Cade and I stood a little straighter. He thought we looked like "corvette people"? That was flippin' awesome!
"Nope, I wish," Cade said. "So we paid the wrong bill?"
The guy nodded, obviously worried for our reaction. "I thought that was strange you called it a clunker."
Cade and I looked at each other. "Cade," I whispered, "do you think this happened for a reason?"
So I looked at the mechanic and said, "We'd like to pay for the corvette owners' bill." Cade and I knew we'd just have enough in checking to cover the corvette bill and ours.
The mechanic turned, stunned. Another mechanic came up and said, "No, you don't want to pay that. The guy who owns the corvette is a creep. He's the biggest jerk who's been in here today, so is his wife--and that's saying something."
I second-guessed myself. But Cade didn't. "We'll still pay it," Cade said.
I thought for a minute and agreed. "Maybe they need to see some kindness.
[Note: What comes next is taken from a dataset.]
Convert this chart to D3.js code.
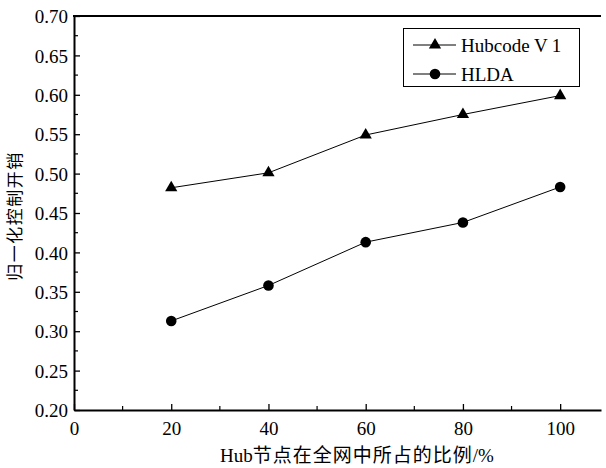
<!DOCTYPE html>
<html><head><meta charset="utf-8">
<script src="https://cdn.jsdelivr.net/npm/d3@7"></script>
<style>body{margin:0;background:#fff}</style>
</head><body>
<svg id="c" width="606" height="468"></svg>
<script>
const xValues = [20, 40, 60, 80, 100];
const hubcode = [0.482, 0.501, 0.549, 0.575, 0.599];
const hlda = [0.313, 0.358, 0.413, 0.438, 0.483];
const seriesNames = ["Hubcode V1", "HLDA"];
const xTicks = [0, 20, 40, 60, 80, 100];
const yTicks = [0.20,0.25,0.30,0.35,0.40,0.45,0.50,0.55,0.60,0.65,0.70];
const xTitleParts = ["Hub", "节点在全网中所占的比例", "/%"];
const yTitle = "归一化控制开销";

const svg = d3.select("#c");
const L=74, R=601, T=16, B=410;
const x = d3.scaleLinear().domain([0,108.4]).range([L,R]);
const y = d3.scaleLinear().domain([0.2,0.7]).range([B,T]);
const serif = "'Liberation Serif','Times New Roman',serif";
const cjk = "'Noto Sans CJK SC',sans-serif";

// minor ticks
const xMinor = [10,30,50,70,90];
const yMinor = d3.range(0.225,0.7,0.05);
const g = svg.append("g");
xMinor.forEach(v=>g.append("line").attr("x1",x(v)).attr("x2",x(v)).attr("y1",B).attr("y2",B-4).attr("stroke","#000").attr("stroke-width",1.2));
yMinor.forEach(v=>g.append("line").attr("x1",L).attr("x2",L+4).attr("y1",y(v)).attr("y2",y(v)).attr("stroke","#000").attr("stroke-width",1.2));

const xAxis = svg.append("g").attr("transform",`translate(0,${B})`)
  .call(d3.axisBottom(x).tickValues(xTicks).tickFormat(d3.format("d")).tickSizeInner(-6).tickSizeOuter(0).tickPadding(12));
const yAxis = svg.append("g").attr("transform",`translate(${L},0)`)
  .call(d3.axisLeft(y).tickValues(yTicks).tickFormat(d3.format(".2f")).tickSizeInner(-6).tickSizeOuter(0).tickPadding(6));
[xAxis,yAxis].forEach(a=>{
  a.attr("font-family",null).attr("font-size",null);
  a.select(".domain").attr("stroke-width",2);
  a.selectAll(".tick line").attr("stroke-width",1.3);
  a.selectAll("text").style("font-family",serif).style("font-size","19px").attr("fill","#000");
});
yAxis.selectAll("text").attr("dy","0.35em");
// top border
svg.append("line").attr("x1",L-1).attr("x2",R).attr("y1",T).attr("y2",T).attr("stroke","#000").attr("stroke-width",2);

const line = d3.line().x((d,i)=>x(xValues[i])).y(d=>y(d));
const tri = d3.symbol().type(d3.symbolTriangle).size(65);
function drawSeries(vals, type){
  svg.append("path").attr("d",line(vals)).attr("fill","none").attr("stroke","#000").attr("stroke-width",1);
  vals.forEach((v,i)=>{
    if(type==="tri") svg.append("path").attr("d",tri()).attr("transform",`translate(${x(xValues[i])},${y(v)})`).attr("fill","#000");
    else svg.append("circle").attr("cx",x(xValues[i])).attr("cy",y(v)).attr("r",5.3).attr("fill","#000");
  });
}
drawSeries(hubcode,"tri");
drawSeries(hlda,"circ");

// legend
const lg = svg.append("g");
lg.append("rect").attr("x",403.5).attr("y",28.5).attr("width",176).attr("height",58).attr("fill","#fff").attr("stroke","#000").attr("stroke-width",1);
[["tri",45],["circ",74]].forEach(([t,yy],i)=>{
  lg.append("line").attr("x1",413).attr("x2",456).attr("y1",yy).attr("y2",yy).attr("stroke","#000");
  if(t==="tri") lg.append("path").attr("d",tri()).attr("transform",`translate(435,${yy})`);
  else lg.append("circle").attr("cx",435).attr("cy",yy).attr("r",5.3);
  const tx = lg.append("text").attr("x",461).attr("y",yy).attr("dy","0.35em").style("font-family",serif).style("font-size","19px");
  const name = seriesNames[i];
  if (name.endsWith("V1")) {
    tx.append("tspan").text(name.slice(0,-1));
    tx.append("tspan").attr("dx",4).text(name.slice(-1));
  } else tx.text(name);
});

const xt = svg.append("text").attr("x",357).attr("y",462).attr("text-anchor","middle");
xt.append("tspan").style("font-family",serif).style("font-size","19px").text(xTitleParts[0]);
xt.append("tspan").style("font-family",cjk).style("font-size","19px").style("letter-spacing","1px").text(xTitleParts[1]);
xt.append("tspan").style("font-family",serif).style("font-size","19px").text(xTitleParts[2]);
svg.append("text").attr("transform","translate(15,216) rotate(-90)").attr("text-anchor","middle").attr("dy","0.35em").style("font-family",cjk).style("font-size","17px").style("letter-spacing","1.5px").text(yTitle);
</script>
</body></html>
I don't know why this happened, but it did."
So we even paid for the safety and emissions after that, on top of the registration fee. "Just don't tell them we paid," I said and the mechanic agreed.
The guys in the first bay were still dumbfounded, either thinking we were stupid or maybe trying to make up for a huge sin.
We went back into the waiting room, passed the rich couple who owned the corvette, and sat down. I didn't say a word to them and neither did Cade.
I couldn't help glancing at the rich couple before the mechanic called them to the other room. Both the young wife and her middle-aged husband puckered, like they'd eaten wasabi candies by the fistful. I wondered what went on in their lives to sour them so. Were they just bored, or truly sad?
I remembered then, times in my life when I'd been depressed beyond anything--when kids in high school spread terrible rumors about my virginity . . . when I'd been homeless . . . when Zeke--my son--had died in my arms. People probably thought I was a jerk because I wasn't always sociable; they had no idea.
Cade and I waited in that room for a long time. The Chinese lady across from me went out to smoke. The cigarette looked so elegant in her slender, pink-nailed hand. A kid next to me joked about the groundhog being wrong this year. And the whole time the corvette didn't leave and no one pulled our van into the bay.
Suddenly the door opened. A wind flew through the waiting room, smelling of gas and strong cologne. The rich couple came inside, peered around and then smiled warmly at Cade and me.
"What an awesome gesture, you guys." The man shook Cade's hand and looked at me like we deserved a damn medal, just because we'd been decent human beings. "What a nice thing. Why would you want to do that for complete strangers?"
I didn't want to say that I had a "feeling"--that something greater was at work than us spending all the money we had, on a whim. "Everything happens for a reason," I said, smiling at both the man and his wife. "It wasn't a big deal, not really." Tears lined the woman's eyes, and I wondered again, what she was going through.
"Well, we can't let you do it." He shook my hand then. Something rustled in between our palms, like a sacred secret. That man--who the mechanics said was such a jerk--had paid us back all the money and then some.
They left, and I can't explain what emotions went through me. The mechanics had us pay our own bill after that--we paid in cash. The main guy kept shaking his head and typing. "He paid you back," the kid said. "Here I thought he was such a jerk, but he paid you back. I'll never forget this. That really showed me something about people."
Cade smiled and put his arm around me.
"Me too," I said. "That was really somethin'."
And I realized, we weren't supposed to pay that bill just so the rich couple could see a simple kindness; we were supposed to pay it so all the mechanics in the shop could see the kindness that shone from the couple who just left in the corvette.
Closing: Regardless of all the "feelings," the failed attempt to pay someone else's bill, and after all the magic of the moment, the van still didn't pass safety and emissions. One miracle down, one to go!